Dataset extract:
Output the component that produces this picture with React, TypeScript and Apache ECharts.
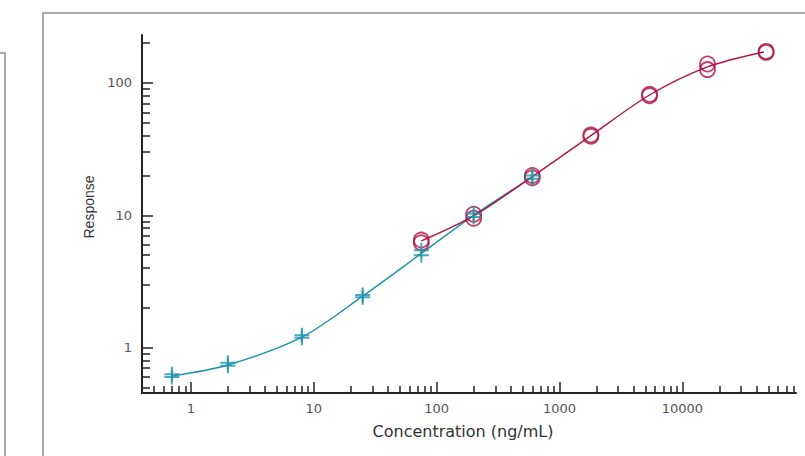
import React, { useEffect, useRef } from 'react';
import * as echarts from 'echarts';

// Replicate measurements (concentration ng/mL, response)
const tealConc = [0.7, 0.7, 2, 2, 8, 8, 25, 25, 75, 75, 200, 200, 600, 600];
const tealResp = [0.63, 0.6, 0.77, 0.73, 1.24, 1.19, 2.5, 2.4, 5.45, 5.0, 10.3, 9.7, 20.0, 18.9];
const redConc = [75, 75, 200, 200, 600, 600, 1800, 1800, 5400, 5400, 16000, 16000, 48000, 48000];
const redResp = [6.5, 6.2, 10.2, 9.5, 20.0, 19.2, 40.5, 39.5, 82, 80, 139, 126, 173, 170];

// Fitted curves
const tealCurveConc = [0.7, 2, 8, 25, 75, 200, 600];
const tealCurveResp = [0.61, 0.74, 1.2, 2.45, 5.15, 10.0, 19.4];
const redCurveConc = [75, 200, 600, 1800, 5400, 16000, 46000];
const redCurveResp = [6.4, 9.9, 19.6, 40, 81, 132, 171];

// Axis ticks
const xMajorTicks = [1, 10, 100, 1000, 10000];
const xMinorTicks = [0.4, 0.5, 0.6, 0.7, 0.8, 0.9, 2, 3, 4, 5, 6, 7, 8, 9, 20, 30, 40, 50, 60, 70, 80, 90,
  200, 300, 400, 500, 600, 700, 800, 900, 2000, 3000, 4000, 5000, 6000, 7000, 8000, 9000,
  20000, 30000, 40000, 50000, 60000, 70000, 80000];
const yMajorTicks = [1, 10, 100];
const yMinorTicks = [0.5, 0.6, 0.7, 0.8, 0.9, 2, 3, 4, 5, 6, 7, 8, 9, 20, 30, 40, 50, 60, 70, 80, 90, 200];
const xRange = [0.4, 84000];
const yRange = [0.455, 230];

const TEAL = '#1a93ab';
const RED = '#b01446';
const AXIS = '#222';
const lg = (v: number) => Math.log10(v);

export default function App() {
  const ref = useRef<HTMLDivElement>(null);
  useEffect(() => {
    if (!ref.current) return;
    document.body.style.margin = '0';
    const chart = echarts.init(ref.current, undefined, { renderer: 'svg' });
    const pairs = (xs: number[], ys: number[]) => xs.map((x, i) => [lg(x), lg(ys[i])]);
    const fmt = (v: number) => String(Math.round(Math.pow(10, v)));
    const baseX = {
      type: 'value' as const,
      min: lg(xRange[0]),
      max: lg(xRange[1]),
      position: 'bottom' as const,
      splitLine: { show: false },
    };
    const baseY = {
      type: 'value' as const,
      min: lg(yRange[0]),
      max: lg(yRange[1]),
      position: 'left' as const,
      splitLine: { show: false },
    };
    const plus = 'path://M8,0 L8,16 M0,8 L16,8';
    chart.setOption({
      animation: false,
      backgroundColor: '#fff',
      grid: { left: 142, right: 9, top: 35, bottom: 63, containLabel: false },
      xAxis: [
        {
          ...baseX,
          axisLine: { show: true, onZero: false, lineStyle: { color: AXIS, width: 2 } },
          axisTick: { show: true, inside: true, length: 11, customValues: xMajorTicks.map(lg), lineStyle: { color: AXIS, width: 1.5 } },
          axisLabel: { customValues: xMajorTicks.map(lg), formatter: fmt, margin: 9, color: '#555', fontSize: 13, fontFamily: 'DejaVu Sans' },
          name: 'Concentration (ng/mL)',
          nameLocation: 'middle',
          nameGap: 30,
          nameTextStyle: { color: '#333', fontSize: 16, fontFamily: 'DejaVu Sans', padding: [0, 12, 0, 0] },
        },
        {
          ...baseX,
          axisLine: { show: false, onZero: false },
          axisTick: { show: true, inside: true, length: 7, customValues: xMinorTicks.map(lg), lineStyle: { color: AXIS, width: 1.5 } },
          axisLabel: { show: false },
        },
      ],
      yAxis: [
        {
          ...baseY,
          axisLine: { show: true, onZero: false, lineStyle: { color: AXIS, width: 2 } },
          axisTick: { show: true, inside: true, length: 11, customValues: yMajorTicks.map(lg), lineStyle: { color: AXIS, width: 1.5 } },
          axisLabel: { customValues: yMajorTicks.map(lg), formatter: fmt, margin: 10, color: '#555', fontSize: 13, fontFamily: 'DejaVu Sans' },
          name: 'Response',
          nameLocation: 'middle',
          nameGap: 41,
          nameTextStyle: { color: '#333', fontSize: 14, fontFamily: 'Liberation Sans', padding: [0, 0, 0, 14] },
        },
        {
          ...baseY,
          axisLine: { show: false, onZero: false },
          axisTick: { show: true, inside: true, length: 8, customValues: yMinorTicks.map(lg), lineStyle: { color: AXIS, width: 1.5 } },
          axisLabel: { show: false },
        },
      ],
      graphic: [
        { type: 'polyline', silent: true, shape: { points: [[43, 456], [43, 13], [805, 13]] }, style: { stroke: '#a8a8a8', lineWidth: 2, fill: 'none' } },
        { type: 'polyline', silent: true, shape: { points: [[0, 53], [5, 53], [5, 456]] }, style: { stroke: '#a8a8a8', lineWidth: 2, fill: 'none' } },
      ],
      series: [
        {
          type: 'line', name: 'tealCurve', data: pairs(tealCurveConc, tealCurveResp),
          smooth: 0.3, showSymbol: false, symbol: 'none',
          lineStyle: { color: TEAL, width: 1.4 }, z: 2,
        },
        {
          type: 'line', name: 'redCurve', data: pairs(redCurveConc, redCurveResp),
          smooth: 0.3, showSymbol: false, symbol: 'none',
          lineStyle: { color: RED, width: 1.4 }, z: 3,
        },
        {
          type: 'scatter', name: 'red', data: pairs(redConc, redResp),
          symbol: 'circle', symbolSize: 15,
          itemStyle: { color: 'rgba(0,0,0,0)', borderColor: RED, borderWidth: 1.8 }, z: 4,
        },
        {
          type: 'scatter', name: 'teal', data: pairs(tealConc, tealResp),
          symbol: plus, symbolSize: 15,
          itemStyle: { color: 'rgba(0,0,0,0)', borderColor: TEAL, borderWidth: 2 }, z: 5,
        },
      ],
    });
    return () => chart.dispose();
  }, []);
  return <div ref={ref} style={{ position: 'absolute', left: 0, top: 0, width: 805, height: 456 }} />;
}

Written exercise: Copy out each line word for word, please, skipping the images.

Reply to the task:
Output the component that produces this picture with React, TypeScript and Apache ECharts.
import React, { useEffect, useRef } from 'react';
import * as echarts from 'echarts';

// Replicate measurements (concentration ng/mL, response)
const tealConc = [0.7, 0.7, 2, 2, 8, 8, 25, 25, 75, 75, 200, 200, 600, 600];
const tealResp = [0.63, 0.6, 0.77, 0.73, 1.24, 1.19, 2.5, 2.4, 5.45, 5.0, 10.3, 9.7, 20.0, 18.9];
const redConc = [75, 75, 200, 200, 600, 600, 1800, 1800, 5400, 5400, 16000, 16000, 48000, 48000];
const redResp = [6.5, 6.2, 10.2, 9.5, 20.0, 19.2, 40.5, 39.5, 82, 80, 139, 126, 173, 170];

// Fitted curves
const tealCurveConc = [0.7, 2, 8, 25, 75, 200, 600];
const tealCurveResp = [0.61, 0.74, 1.2, 2.45, 5.15, 10.0, 19.4];
const redCurveConc = [75, 200, 600, 1800, 5400, 16000, 46000];
const redCurveResp = [6.4, 9.9, 19.6, 40, 81, 132, 171];

// Axis ticks
const xMajorTicks = [1, 10, 100, 1000, 10000];
const xMinorTicks = [0.4, 0.5, 0.6, 0.7, 0.8, 0.9, 2, 3, 4, 5, 6, 7, 8, 9, 20, 30, 40, 50, 60, 70, 80, 90,
  200, 300, 400, 500, 600, 700, 800, 900, 2000, 3000, 4000, 5000, 6000, 7000, 8000, 9000,
  20000, 30000, 40000, 50000, 60000, 70000, 80000];
const yMajorTicks = [1, 10, 100];
const yMinorTicks = [0.5, 0.6, 0.7, 0.8, 0.9, 2, 3, 4, 5, 6, 7, 8, 9, 20, 30, 40, 50, 60, 70, 80, 90, 200];
const xRange = [0.4, 84000];
const yRange = [0.455, 230];

const TEAL = '#1a93ab';
const RED = '#b01446';
const AXIS = '#222';
const lg = (v: number) => Math.log10(v);

export default function App() {
  const ref = useRef<HTMLDivElement>(null);
  useEffect(() => {
    if (!ref.current) return;
    document.body.style.margin = '0';
    const chart = echarts.init(ref.current, undefined, { renderer: 'svg' });
    const pairs = (xs: number[], ys: number[]) => xs.map((x, i) => [lg(x), lg(ys[i])]);
    const fmt = (v: number) => String(Math.round(Math.pow(10, v)));
    const baseX = {
      type: 'value' as const,
      min: lg(xRange[0]),
      max: lg(xRange[1]),
      position: 'bottom' as const,
      splitLine: { show: false },
    };
    const baseY = {
      type: 'value' as const,
      min: lg(yRange[0]),
      max: lg(yRange[1]),
      position: 'left' as const,
      splitLine: { show: false },
    };
    const plus = 'path://M8,0 L8,16 M0,8 L16,8';
    chart.setOption({
      animation: false,
      backgroundColor: '#fff',
      grid: { left: 142, right: 9, top: 35, bottom: 63, containLabel: false },
      xAxis: [
        {
          ...baseX,
          axisLine: { show: true, onZero: false, lineStyle: { color: AXIS, width: 2 } },
          axisTick: { show: true, inside: true, length: 11, customValues: xMajorTicks.map(lg), lineStyle: { color: AXIS, width: 1.5 } },
          axisLabel: { customValues: xMajorTicks.map(lg), formatter: fmt, margin: 9, color: '#555', fontSize: 13, fontFamily: 'DejaVu Sans' },
          name: 'Concentration (ng/mL)',
          nameLocation: 'middle',
          nameGap: 30,
          nameTextStyle: { color: '#333', fontSize: 16, fontFamily: 'DejaVu Sans', padding: [0, 12, 0, 0] },
        },
        {
          ...baseX,
          axisLine: { show: false, onZero: false },
          axisTick: { show: true, inside: true, length: 7, customValues: xMinorTicks.map(lg), lineStyle: { color: AXIS, width: 1.5 } },
          axisLabel: { show: false },
        },
      ],
      yAxis: [
        {
          ...baseY,
          axisLine: { show: true, onZero: false, lineStyle: { color: AXIS, width: 2 } },
          axisTick: { show: true, inside: true, length: 11, customValues: yMajorTicks.map(lg), lineStyle: { color: AXIS, width: 1.5 } },
          axisLabel: { customValues: yMajorTicks.map(lg), formatter: fmt, margin: 10, color: '#555', fontSize: 13, fontFamily: 'DejaVu Sans' },
          name: 'Response',
          nameLocation: 'middle',
          nameGap: 41,
          nameTextStyle: { color: '#333', fontSize: 14, fontFamily: 'Liberation Sans', padding: [0, 0, 0, 14] },
        },
        {
          ...baseY,
          axisLine: { show: false, onZero: false },
          axisTick: { show: true, inside: true, length: 8, customValues: yMinorTicks.map(lg), lineStyle: { color: AXIS, width: 1.5 } },
          axisLabel: { show: false },
        },
      ],
      graphic: [
        { type: 'polyline', silent: true, shape: { points: [[43, 456], [43, 13], [805, 13]] }, style: { stroke: '#a8a8a8', lineWidth: 2, fill: 'none' } },
        { type: 'polyline', silent: true, shape: { points: [[0, 53], [5, 53], [5, 456]] }, style: { stroke: '#a8a8a8', lineWidth: 2, fill: 'none' } },
      ],
      series: [
        {
          type: 'line', name: 'tealCurve', data: pairs(tealCurveConc, tealCurveResp),
          smooth: 0.3, showSymbol: false, symbol: 'none',
          lineStyle: { color: TEAL, width: 1.4 }, z: 2,
        },
        {
          type: 'line', name: 'redCurve', data: pairs(redCurveConc, redCurveResp),
          smooth: 0.3, showSymbol: false, symbol: 'none',
          lineStyle: { color: RED, width: 1.4 }, z: 3,
        },
        {
          type: 'scatter', name: 'red', data: pairs(redConc, redResp),
          symbol: 'circle', symbolSize: 15,
          itemStyle: { color: 'rgba(0,0,0,0)', borderColor: RED, borderWidth: 1.8 }, z: 4,
        },
        {
          type: 'scatter', name: 'teal', data: pairs(tealConc, tealResp),
          symbol: plus, symbolSize: 15,
          itemStyle: { color: 'rgba(0,0,0,0)', borderColor: TEAL, borderWidth: 2 }, z: 5,
        },
      ],
    });
    return () => chart.dispose();
  }, []);
  return <div ref={ref} style={{ position: 'absolute', left: 0, top: 0, width: 805, height: 456 }} />;
}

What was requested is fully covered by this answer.